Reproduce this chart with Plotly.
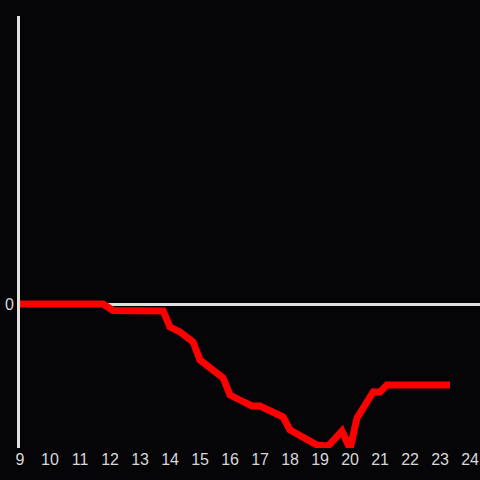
import plotly.graph_objects as go

hours = [9.0, 11.77, 12.1, 13.77, 14.0, 14.33, 14.77, 15.0, 15.77, 16.0, 16.33, 16.73,
         17.0, 17.77, 18.0, 18.9, 19.27, 19.73, 20.0, 20.23, 20.77, 21.0, 21.23, 23.33]
values = [0.0, 0.0, -0.65, -0.7, -2.3, -2.8, -3.8, -5.6, -7.4, -9.1, -9.6, -10.2,
          -10.2, -11.3, -12.6, -14.1, -14.2, -12.7, -14.5, -11.4, -8.8, -8.8, -8.1, -8.1]
x_ticks = list(range(9, 25))

fig = go.Figure(go.Scatter(x=hours, y=values, mode="lines",
                           line=dict(color="#ff0000", width=7)))

fig.update_layout(
    width=480, height=480,
    margin=dict(l=20, r=0, t=16, b=32, autoexpand=False),
    paper_bgcolor="#050407", plot_bgcolor="#050407",
    showlegend=False,
    font=dict(family="Liberation Sans, Arial, sans-serif", size=16, color="#d8d8d8"),
    xaxis=dict(range=[9, 24.33], tickvals=x_ticks, showgrid=False, zeroline=False,
               showline=False, ticks="", automargin=False,
               tickfont=dict(size=16, color="#d8d8d8")),
    yaxis=dict(range=[-14.4, 28.8], tickvals=[0], showgrid=False, zeroline=True,
               zerolinecolor="#e0e0e0", zerolinewidth=3, showline=True,
               linecolor="#e0e0e0", linewidth=3, ticks="", automargin=False,
               tickfont=dict(size=16, color="#d8d8d8")),
)

fig.write_html("out.html", config={"displayModeBar": False},
               post_script="document.body.style.margin='0';document.body.style.background='#050407';")
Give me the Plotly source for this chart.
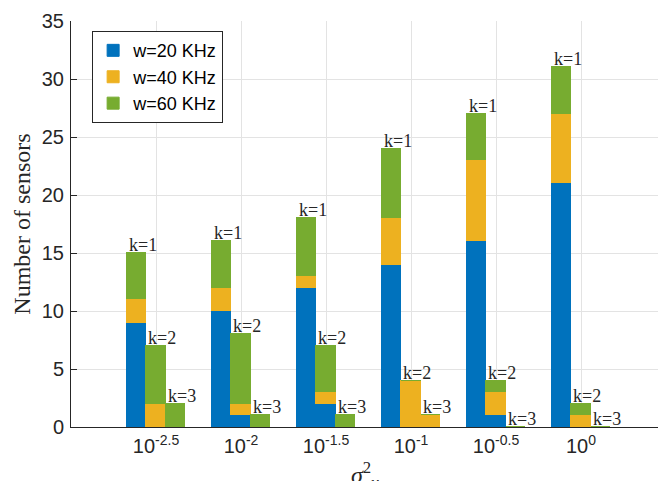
import plotly.graph_objects as go

# ---- data ----
group_labels = ["10<sup>-2.5</sup>", "10<sup>-2</sup>", "10<sup>-1.5</sup>",
                "10<sup>-1</sup>", "10<sup>-0.5</sup>", "10<sup>0</sup>"]
k_labels = ["k=1", "k=2", "k=3"]
series_names = ["w=20 KHz", "w=40 KHz", "w=60 KHz"]
# rows: k=1, k=2, k=3 ; columns: groups (stack increments)
w20 = [[9, 10, 12, 14, 16, 21],
       [0, 1, 2, 0, 1, 0],
       [0, 0, 0, 0, 0, 0]]
w40 = [[2, 2, 1, 4, 7, 6],
       [2, 1, 1, 4, 2, 1],
       [0, 0, 0, 1, 0, 0]]
w60 = [[4, 4, 5, 6, 4, 4],
       [5, 6, 4, 0, 1, 1],
       [2, 1, 1, 0, 0, 0]]
colors = ["#0072BD", "#EDB120", "#77AC30"]

# ---- layout helpers ----
bar_w = 0.225
n_groups = len(group_labels)
group_pos = [g + 1 for g in range(n_groups)]

xs = []
for ki in range(len(k_labels)):
    for g in range(n_groups):
        xs.append(group_pos[g] + (ki - 1) * bar_w)

fig = go.Figure()
for name, data, col in zip(series_names, [w20, w40, w60], colors):
    ys = [data[ki][g] for ki in range(len(k_labels)) for g in range(n_groups)]
    fig.add_trace(go.Bar(
        x=xs, y=ys, name=name, width=bar_w,
        marker=dict(color=col, line=dict(color=col, width=1)),
    ))

# k labels above stacks
annotations = []
for ki in range(len(k_labels)):
    for g in range(n_groups):
        total = w20[ki][g] + w40[ki][g] + w60[ki][g]
        annotations.append(dict(
            x=group_pos[g] + (ki - 1) * bar_w - bar_w / 2, y=total,
            xref="x", yref="y", text=k_labels[ki], showarrow=False,
            xanchor="left", yanchor="bottom", yshift=-4,
            font=dict(family="Liberation Serif, Times New Roman, serif", size=18, color="#262626"),
        ))

# x label (sigma^2_v), partially cut at the bottom as in the reference
annotations.append(dict(
    x=0.5, y=-0.072, xref="paper", yref="paper", showarrow=False,
    xanchor="center", yanchor="top",
    text="<i>σ</i><sup>2</sup><sub><i>v</i></sub>",
    font=dict(family="Liberation Serif, Times New Roman, serif", size=24, color="#262626"),
))

axis_color = "#262626"
grid_color = "#e3e3e3"

fig.update_layout(
    width=658, height=481,
    margin=dict(l=71, r=0, t=21, b=54),
    paper_bgcolor="white", plot_bgcolor="white",
    barmode="stack",
    bargap=0,
    showlegend=True,
    legend=dict(
        x=0.036, y=0.975, xanchor="left", yanchor="top",
        traceorder="normal",
        bgcolor="white", bordercolor=axis_color, borderwidth=1,
        font=dict(family="Liberation Sans, Arial, sans-serif", size=18, color="black"),
        tracegroupgap=0, itemwidth=30,
    ),
    font=dict(family="Liberation Sans, Arial, sans-serif", size=20, color=axis_color),
    annotations=annotations,
    xaxis=dict(
        range=[0, 587 / 85.0], automargin=False,
        tickmode="array", tickvals=group_pos, ticktext=group_labels,
        showgrid=True, gridcolor=grid_color, gridwidth=1,
        showline=True, linecolor=axis_color, linewidth=1,
        ticks="", zeroline=False, ticklabelstandoff=1,
        tickfont=dict(size=20, color=axis_color),
    ),
    yaxis=dict(
        range=[0, 35], automargin=False,
        tickmode="array", tickvals=[0, 5, 10, 15, 20, 25, 30, 35],
        showgrid=True, gridcolor=grid_color, gridwidth=1,
        showline=True, linecolor=axis_color, linewidth=1,
        ticks="inside", ticklen=6, tickcolor=axis_color,
        zeroline=False, ticklabelstandoff=2,
        tickfont=dict(size=20, color=axis_color),
        title=dict(text="Number of sensors", standoff=4,
                   font=dict(family="Liberation Serif, Times New Roman, serif", size=24, color=axis_color)),
    ),
)

fig.write_html("out.html",
               config={"displayModeBar": False},
               post_script="document.body.style.margin='0';document.body.style.overflow='hidden';")
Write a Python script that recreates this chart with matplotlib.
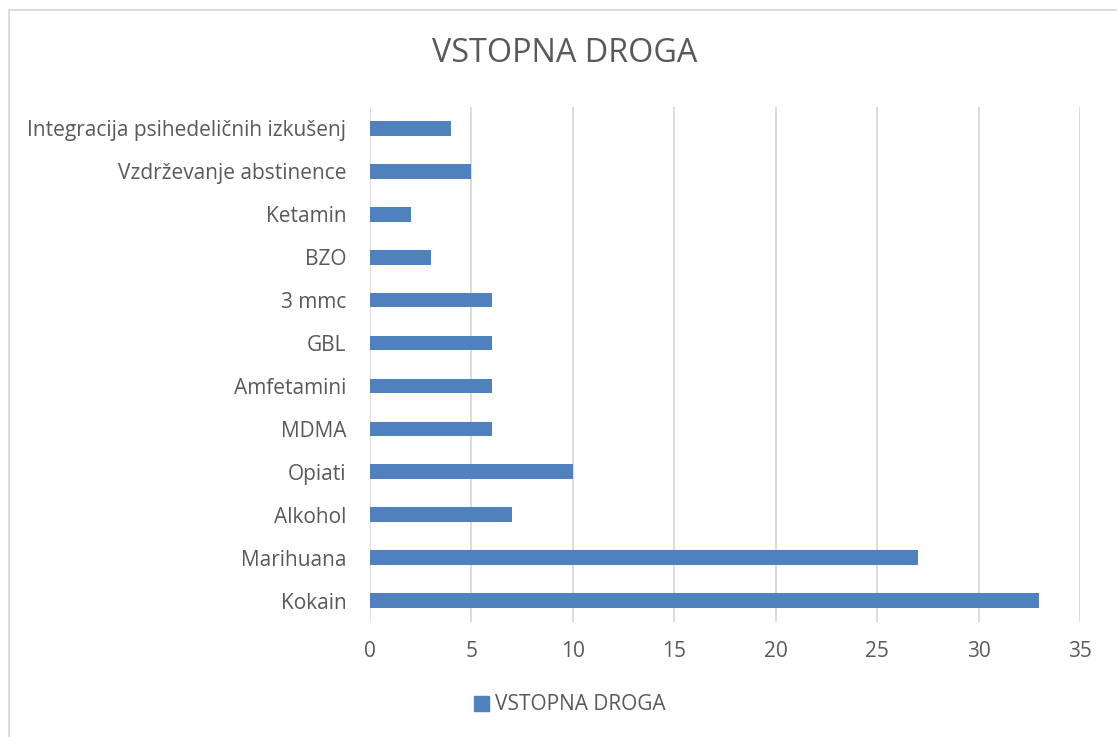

+++

Repeat the lines above, starting at the first and stopping after the line that holds "x_ticks = list(range(9, 25))", with the pictures left out.

— FINAL RESULT —
Reproduce this chart with Plotly.
import plotly.graph_objects as go

hours = [9.0, 11.77, 12.1, 13.77, 14.0, 14.33, 14.77, 15.0, 15.77, 16.0, 16.33, 16.73,
         17.0, 17.77, 18.0, 18.9, 19.27, 19.73, 20.0, 20.23, 20.77, 21.0, 21.23, 23.33]
values = [0.0, 0.0, -0.65, -0.7, -2.3, -2.8, -3.8, -5.6, -7.4, -9.1, -9.6, -10.2,
          -10.2, -11.3, -12.6, -14.1, -14.2, -12.7, -14.5, -11.4, -8.8, -8.8, -8.1, -8.1]
x_ticks = list(range(9, 25))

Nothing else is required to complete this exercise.